## TASK PROMPT
Locate and copy all lines bearing the word "chart".

# START OF EXERCISE MATERIALS

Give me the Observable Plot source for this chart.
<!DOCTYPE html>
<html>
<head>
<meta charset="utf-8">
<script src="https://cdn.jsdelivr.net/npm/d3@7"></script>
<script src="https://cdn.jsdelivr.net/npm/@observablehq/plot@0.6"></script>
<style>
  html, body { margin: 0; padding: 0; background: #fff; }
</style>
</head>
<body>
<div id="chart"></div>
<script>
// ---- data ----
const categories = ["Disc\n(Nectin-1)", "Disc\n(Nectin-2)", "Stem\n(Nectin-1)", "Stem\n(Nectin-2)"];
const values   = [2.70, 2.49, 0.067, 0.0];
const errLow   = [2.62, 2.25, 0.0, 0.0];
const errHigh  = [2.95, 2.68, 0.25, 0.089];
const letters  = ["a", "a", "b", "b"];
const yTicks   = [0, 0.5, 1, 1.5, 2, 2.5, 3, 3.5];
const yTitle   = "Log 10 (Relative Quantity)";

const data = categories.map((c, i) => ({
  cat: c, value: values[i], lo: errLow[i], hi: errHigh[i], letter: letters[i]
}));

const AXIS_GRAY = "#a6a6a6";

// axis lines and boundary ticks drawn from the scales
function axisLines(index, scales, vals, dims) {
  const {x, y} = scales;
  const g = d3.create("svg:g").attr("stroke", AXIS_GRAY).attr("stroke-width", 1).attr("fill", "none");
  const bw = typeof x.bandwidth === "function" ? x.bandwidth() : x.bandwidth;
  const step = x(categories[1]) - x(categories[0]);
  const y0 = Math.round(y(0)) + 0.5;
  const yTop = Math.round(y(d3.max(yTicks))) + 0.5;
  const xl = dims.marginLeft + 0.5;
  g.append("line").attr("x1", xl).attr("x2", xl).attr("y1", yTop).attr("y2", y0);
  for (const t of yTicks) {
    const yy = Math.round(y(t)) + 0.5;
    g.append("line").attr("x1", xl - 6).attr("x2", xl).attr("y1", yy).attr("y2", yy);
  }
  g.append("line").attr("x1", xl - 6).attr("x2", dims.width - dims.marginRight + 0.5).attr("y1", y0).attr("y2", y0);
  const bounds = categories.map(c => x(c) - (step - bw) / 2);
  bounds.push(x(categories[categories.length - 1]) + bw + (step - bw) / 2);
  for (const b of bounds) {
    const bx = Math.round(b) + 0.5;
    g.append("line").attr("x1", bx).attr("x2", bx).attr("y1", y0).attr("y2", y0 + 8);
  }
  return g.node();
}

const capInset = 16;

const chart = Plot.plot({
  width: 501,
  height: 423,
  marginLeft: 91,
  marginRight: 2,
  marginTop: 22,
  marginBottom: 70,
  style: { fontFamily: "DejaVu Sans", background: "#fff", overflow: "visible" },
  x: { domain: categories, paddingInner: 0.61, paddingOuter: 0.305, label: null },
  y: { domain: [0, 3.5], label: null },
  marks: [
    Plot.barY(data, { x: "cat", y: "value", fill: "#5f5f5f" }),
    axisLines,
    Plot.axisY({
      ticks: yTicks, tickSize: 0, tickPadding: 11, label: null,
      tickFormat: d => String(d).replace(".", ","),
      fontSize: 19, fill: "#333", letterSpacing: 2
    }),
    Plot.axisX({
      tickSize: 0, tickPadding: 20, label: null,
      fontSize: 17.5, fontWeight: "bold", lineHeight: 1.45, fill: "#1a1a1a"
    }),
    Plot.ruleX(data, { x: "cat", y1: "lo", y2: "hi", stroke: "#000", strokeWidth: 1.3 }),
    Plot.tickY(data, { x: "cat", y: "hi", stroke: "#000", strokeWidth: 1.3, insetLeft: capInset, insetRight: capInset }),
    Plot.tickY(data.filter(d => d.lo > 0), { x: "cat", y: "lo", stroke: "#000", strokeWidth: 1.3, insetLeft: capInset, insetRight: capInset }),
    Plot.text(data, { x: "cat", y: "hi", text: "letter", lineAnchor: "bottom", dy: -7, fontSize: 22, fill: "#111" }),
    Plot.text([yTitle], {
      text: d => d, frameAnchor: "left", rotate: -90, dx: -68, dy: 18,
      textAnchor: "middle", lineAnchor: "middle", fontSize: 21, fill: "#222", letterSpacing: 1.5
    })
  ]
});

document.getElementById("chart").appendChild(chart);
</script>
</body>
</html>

# END OF EXERCISE MATERIALS
# START OF EXERCISE MATERIALS

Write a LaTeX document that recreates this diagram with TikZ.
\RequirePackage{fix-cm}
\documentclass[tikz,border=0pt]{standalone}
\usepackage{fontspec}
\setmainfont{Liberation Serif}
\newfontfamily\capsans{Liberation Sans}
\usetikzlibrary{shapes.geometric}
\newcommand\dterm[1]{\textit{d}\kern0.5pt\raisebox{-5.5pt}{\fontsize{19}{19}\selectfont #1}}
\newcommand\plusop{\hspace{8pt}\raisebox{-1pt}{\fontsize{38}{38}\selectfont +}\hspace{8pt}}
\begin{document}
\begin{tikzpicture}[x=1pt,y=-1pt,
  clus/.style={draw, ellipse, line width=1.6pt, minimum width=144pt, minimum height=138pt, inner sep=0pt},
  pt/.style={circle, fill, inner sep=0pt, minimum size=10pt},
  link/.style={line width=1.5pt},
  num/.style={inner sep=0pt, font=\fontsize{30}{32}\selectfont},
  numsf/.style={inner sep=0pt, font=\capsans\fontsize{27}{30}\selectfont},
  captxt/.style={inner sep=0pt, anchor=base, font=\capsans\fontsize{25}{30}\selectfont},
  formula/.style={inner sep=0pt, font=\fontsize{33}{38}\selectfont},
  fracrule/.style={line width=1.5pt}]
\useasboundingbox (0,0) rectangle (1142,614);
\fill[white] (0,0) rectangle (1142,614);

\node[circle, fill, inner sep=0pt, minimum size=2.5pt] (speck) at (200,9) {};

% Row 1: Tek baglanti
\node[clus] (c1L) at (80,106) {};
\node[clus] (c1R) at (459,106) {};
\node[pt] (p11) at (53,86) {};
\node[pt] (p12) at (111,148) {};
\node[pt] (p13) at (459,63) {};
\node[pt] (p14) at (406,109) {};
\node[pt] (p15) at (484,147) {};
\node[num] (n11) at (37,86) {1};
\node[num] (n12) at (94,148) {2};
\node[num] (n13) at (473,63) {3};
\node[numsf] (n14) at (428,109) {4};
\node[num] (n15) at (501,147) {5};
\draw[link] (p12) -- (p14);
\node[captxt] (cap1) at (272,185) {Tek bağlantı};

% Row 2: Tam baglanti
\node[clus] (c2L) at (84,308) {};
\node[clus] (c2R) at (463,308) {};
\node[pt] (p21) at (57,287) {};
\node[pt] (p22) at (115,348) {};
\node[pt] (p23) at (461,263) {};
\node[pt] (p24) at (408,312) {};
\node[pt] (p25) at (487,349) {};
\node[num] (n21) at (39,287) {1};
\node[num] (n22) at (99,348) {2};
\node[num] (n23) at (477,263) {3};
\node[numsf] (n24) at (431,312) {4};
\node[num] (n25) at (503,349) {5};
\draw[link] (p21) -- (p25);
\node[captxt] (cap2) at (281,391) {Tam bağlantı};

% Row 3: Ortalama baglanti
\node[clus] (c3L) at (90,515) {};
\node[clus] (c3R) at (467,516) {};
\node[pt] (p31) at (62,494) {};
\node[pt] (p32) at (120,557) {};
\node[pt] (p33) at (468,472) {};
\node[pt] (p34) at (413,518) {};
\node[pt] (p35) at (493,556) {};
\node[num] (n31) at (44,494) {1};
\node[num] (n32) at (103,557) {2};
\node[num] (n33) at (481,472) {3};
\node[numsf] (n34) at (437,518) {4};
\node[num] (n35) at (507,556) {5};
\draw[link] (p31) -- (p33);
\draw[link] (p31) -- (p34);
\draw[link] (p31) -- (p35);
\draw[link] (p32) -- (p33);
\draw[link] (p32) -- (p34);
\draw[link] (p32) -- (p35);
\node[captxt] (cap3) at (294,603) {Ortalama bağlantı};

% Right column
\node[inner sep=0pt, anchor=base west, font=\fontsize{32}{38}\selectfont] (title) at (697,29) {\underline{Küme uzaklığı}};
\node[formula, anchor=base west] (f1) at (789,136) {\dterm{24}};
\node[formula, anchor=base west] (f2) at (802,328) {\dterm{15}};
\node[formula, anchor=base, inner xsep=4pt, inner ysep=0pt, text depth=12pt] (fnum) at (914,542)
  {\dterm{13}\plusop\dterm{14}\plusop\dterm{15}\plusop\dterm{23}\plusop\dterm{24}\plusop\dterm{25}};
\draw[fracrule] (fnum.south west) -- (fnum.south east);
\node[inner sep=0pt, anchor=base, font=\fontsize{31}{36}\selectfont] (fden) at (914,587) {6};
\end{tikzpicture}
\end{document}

# END OF EXERCISE MATERIALS

## THE REPLY
Give me the Observable Plot source for this chart.
<div id="chart"></div>
const chart = Plot.plot({
document.getElementById("chart").appendChild(chart);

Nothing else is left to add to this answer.